Con Macron prosegue la politica neocoloniale della Francia in Africa

di Carlos Lopes Pereira
da avante.pt

Traduzione di Marx21.it

Emmanuel Macron prosegue l’ingerenza della Francia in Africa e allarga l’intervento straniero nel continente, in linea con la politica neocoloniale di Parigi degli ultimi decenni.

Arrivato all’Eliseo, il nuovo presidente francese ha ribadito la scelta dell’interventismo militare in Africa e ha richiesto una maggiore partecipazione della Germania alla lotta contro il “terrorismo internazionale”.

Nel suo primo viaggio all’estero, Macron si è recato a Berlino per rendere omaggio ad Angela Merkel. Alcuni giorni dopo, si è recato in Mali per visitare il contingente militare francese a Gao, nel nord.

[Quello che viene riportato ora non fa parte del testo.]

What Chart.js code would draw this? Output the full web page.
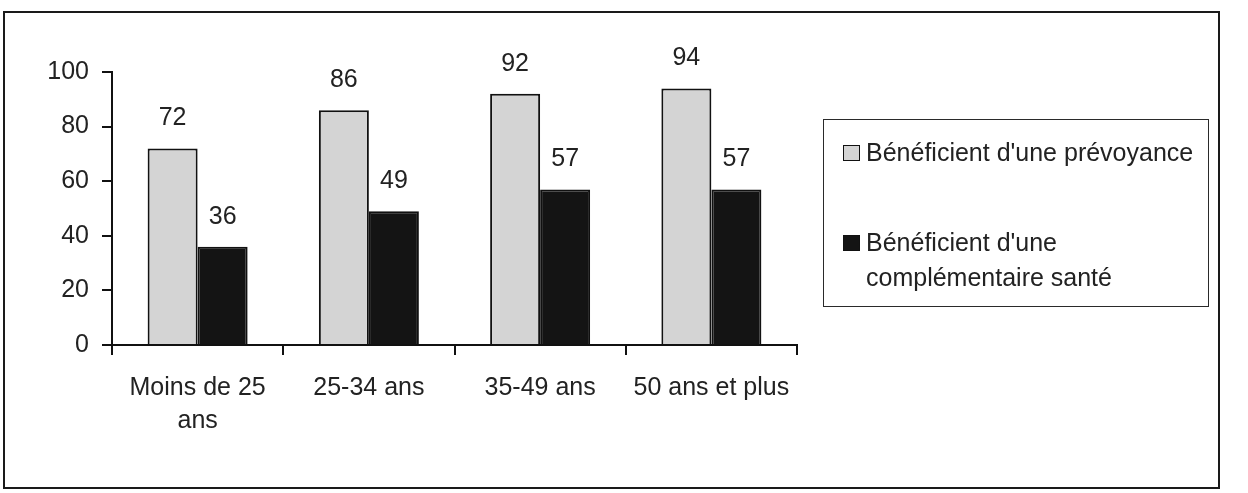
<!DOCTYPE html>
<html lang="fr">
<head>
  <meta charset="UTF-8">
  <title>Prévoyance et complémentaire santé par âge</title>
  <style>
    body {
      margin: 0;
      background: #fff;
      font-family: 'Liberation Sans', Arial, sans-serif;
    }
    #page {
      position: relative;
      width: 1248px;
      height: 493px;
      overflow: hidden;
    }
    #frame {
      position: absolute;
      left: 3px;
      top: 11px;
      width: 1213px;
      height: 474px;
      border: 2px solid #1a1a1a;
    }
    #chartBox {
      position: absolute;
      left: 0;
      top: 0;
      width: 1248px;
      height: 493px;
    }
    #legend {
      position: absolute;
      left: 823px;
      top: 119px;
      width: 386px;
      height: 188px;
      border: 1.5px solid #2a2a2a;
      box-sizing: border-box;
      color: #222;
      font-size: 25px;
    }
    .item {
      position: absolute;
      left: 19px;
      display: flex;
      align-items: flex-start;
      line-height: 35px;
    }
    .swatch {
      width: 15px;
      height: 14px;
      border: 1.5px solid #111;
      margin-top: 10px;
      margin-right: 6px;
      flex: none;
    }
  </style>
</head>
<body>
  <div id="page">
    <div id="frame"></div>
    <div id="chartBox"><canvas id="chart" width="1248" height="493"></canvas></div>
    <div id="legend"></div>
  </div>

  <script src="https://cdn.jsdelivr.net/npm/chart.js"></script>
  <script>
    const categories = [['Moins de 25', 'ans'], '25-34 ans', '35-49 ans', '50 ans et plus'];
    const prevoyance = [72, 86, 92, 94];
    const complementaire = [36, 49, 57, 57];
    const seriesNames = ['Bénéficient d\'une prévoyance', 'Bénéficient d\'une complémentaire santé'];
    const legendLines = [['Bénéficient d\'une prévoyance'], ['Bénéficient d\'une', 'complémentaire santé']];
    const yTicks = [0, 20, 40, 60, 80, 100];

    const fills = ['#d4d4d4', '#141414'];

    // value labels above each bar
    const barLabels = {
      id: 'barLabels',
      afterDatasetsDraw(chart) {
        const ctx = chart.ctx;
        ctx.save();
        ctx.font = '25px "Liberation Sans", Arial, sans-serif';
        ctx.fillStyle = '#222';
        ctx.textAlign = 'center';
        ctx.textBaseline = 'middle';
        chart.data.datasets.forEach((ds, i) => {
          chart.getDatasetMeta(i).data.forEach((bar, j) => {
            ctx.fillText(String(ds.data[j]), bar.x, bar.y - 30);
          });
        });
        ctx.restore();
      }
    };

    Chart.defaults.font.family = '"Liberation Sans", Arial, sans-serif';
    Chart.defaults.font.size = 25;
    Chart.defaults.color = '#222';

    new Chart(document.getElementById('chart'), {
      type: 'bar',
      data: {
        labels: categories,
        datasets: [
          {
            label: seriesNames[0],
            data: prevoyance,
            backgroundColor: fills[0],
            borderColor: '#111',
            borderWidth: 2,
            categoryPercentage: 0.584,
            barPercentage: 1
          },
          {
            label: seriesNames[1],
            data: complementaire,
            backgroundColor: fills[1],
            borderColor: '#111',
            borderWidth: 2,
            categoryPercentage: 0.584,
            barPercentage: 1
          }
        ]
      },
      options: {
        responsive: false,
        animation: false,
        layout: { padding: { left: 0, right: 451, top: 72, bottom: 0 } },
        plugins: {
          legend: { display: false },
          tooltip: { enabled: false }
        },
        scales: {
          x: {
            afterFit: (s) => { s.height = 148; },
            grid: {
              offset: true,
              drawOnChartArea: false,
              drawTicks: true,
              tickLength: 10,
              color: '#111',
              lineWidth: 2
            },
            border: { display: true, color: '#111', width: 2 },
            ticks: {
              padding: 17,
              maxRotation: 0,
              autoSkip: false,
              font: { size: 25, lineHeight: 1.32 },
              color: '#222'
            }
          },
          y: {
            min: 0,
            max: 100,
            afterFit: (s) => { s.width = 112; },
            afterBuildTicks: (s) => { s.ticks = yTicks.map(v => ({ value: v })); },
            grid: {
              drawOnChartArea: false,
              drawTicks: true,
              tickLength: 10,
              color: '#111',
              lineWidth: 2
            },
            border: { display: true, color: '#111', width: 2 },
            ticks: {
              padding: 13,
              font: { size: 25 },
              color: '#222'
            }
          }
        }
      },
      plugins: [barLabels]
    });

    // legend box
    const legend = document.getElementById('legend');
    const tops = [0, 90];
    legendLines.forEach((lines, i) => {
      const item = document.createElement('div');
      item.className = 'item';
      item.style.top = (15 + tops[i]) + 'px';
      const sw = document.createElement('div');
      sw.className = 'swatch';
      sw.style.background = fills[i];
      const txt = document.createElement('div');
      txt.innerHTML = lines.join('<br>');
      item.appendChild(sw);
      item.appendChild(txt);
      legend.appendChild(item);
    });
  </script>
</body>
</html>
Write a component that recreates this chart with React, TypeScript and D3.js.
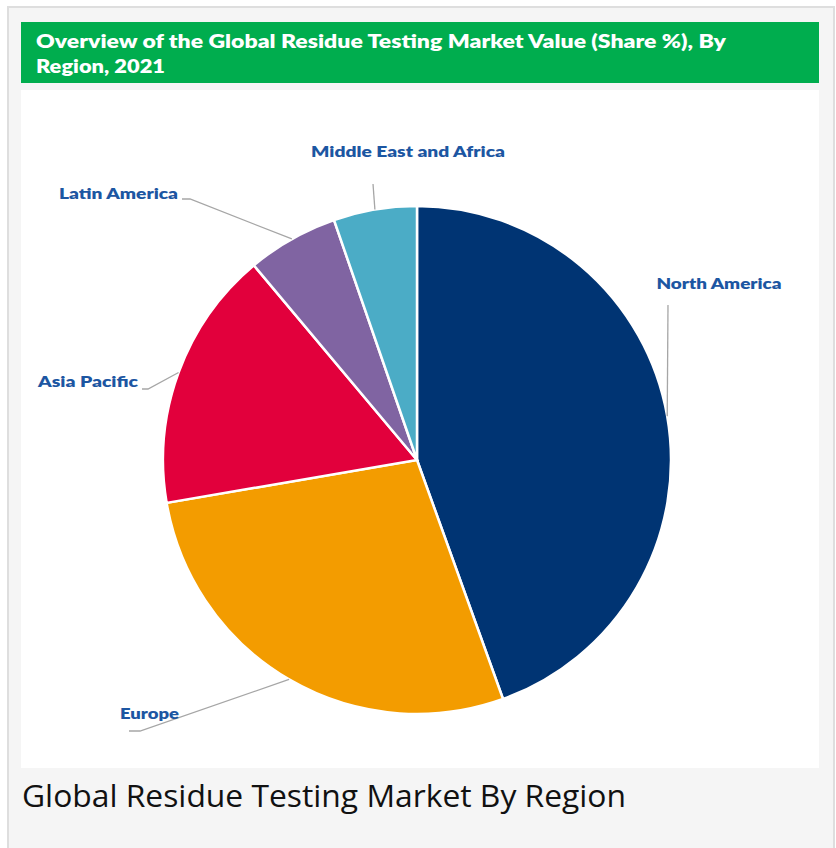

La Francia ha circa 4.000 soldati nella fascia sahel-sahariana, 1.700 dei quali a Gao, oggi una delle maggiori basi militari in Africa.

Nella storica città sulle rive del Niger, il presidente gallico è stato ricevuto dal suo omologo del Mali, Ibrahim Boubakar Keita, un alleato fedele. Macron ha affermato che “la Germania sa che qui si gioca una parte della sicurezza dell’Europa e del nostro futuro”. E ha chiesto un maggiore intervento tedesco: “Che il terrorismo islamista prosperi nella zona del Sahel è, evidentemente, un rischio per l’Europa. La Francia garantisce [militarmente] la sicurezza europea in Mali e neli altri teatri delle operazioni, ma altri paesi possono fare di più in termini di missioni di appoggio e di equipaggiamento. Spero che la partecipazione tedesca, già percepibile, si intensifichi”.

Berlino è il principale contribuente della missione militare per il mantenimento della pace delle Nazioni Unite in Mali (Minusma), che conta su 12.000 effettivi, la maggior parte provenienti da paesi africani.

In modo demagogico, Macron ha riconosciuto a Gao che “il terrorismo prospera sulla miseria” e che, per fermarlo, “il migliore antidoto” è il miglioramento delle condizioni di vita del popolo. Ha sottolineato che, nella lotta contro il jihadismo, “tutto quello che si fa sul terreno sarà effimero se, allo stesso tempo, non si investirà con decisione nelle infrastrutture, nell’istruzione, nella sanità”. Ma, scrive il giornale El País, non ha annunciato alcuna misura per lo sviluppo.

La violenza si aggrava

L’intervento militare francese in Mali è stato lanciato nel gennaio 2013, all’inizio del mandato di  François Hollande, con l’Operazione Serval. E’ stato allargato a tutta la regione del Sahel, con soldati in cinque paesi (Mali, Burkina Faso, Mauritania, Niger e Ciad), cambiando la denominazione nel 2014 in Operazione Barkane.

Aveva come obiettivo dichiarato sconfiggere i gruppi jihadisti, alleati degli indipendentisti tuareg, che controllavano il nord e minacciavano di avanzare verso il sud e di entrare nella capitale, Bamako.

Nel 2015, è stato firmato ad Algeri un accordo di pace con alcune delle organizzazioni ribelli, ma la sua applicazione è stata difficile e le azioni armate non sono cessate.

Nonostante la presenza di numerose forze straniere – truppe francesi e di altri paesi occidentali (anche di un piccolo contingente italiano, NdT), compresi gli Stati Uniti, e i caschi blu di Minusma – la situazione si è deteriorata.

Secondo la Federazione Internazionale delle Leghe dei Diritti dell’Uomo, il primo trimestre di quest’anno conferma la tendenza osservata nel 2015 e 2016 di “un aggravamento continuo e senza precedenti della violenza in Mali”. La Francia sta perdendo la guerra in Mali.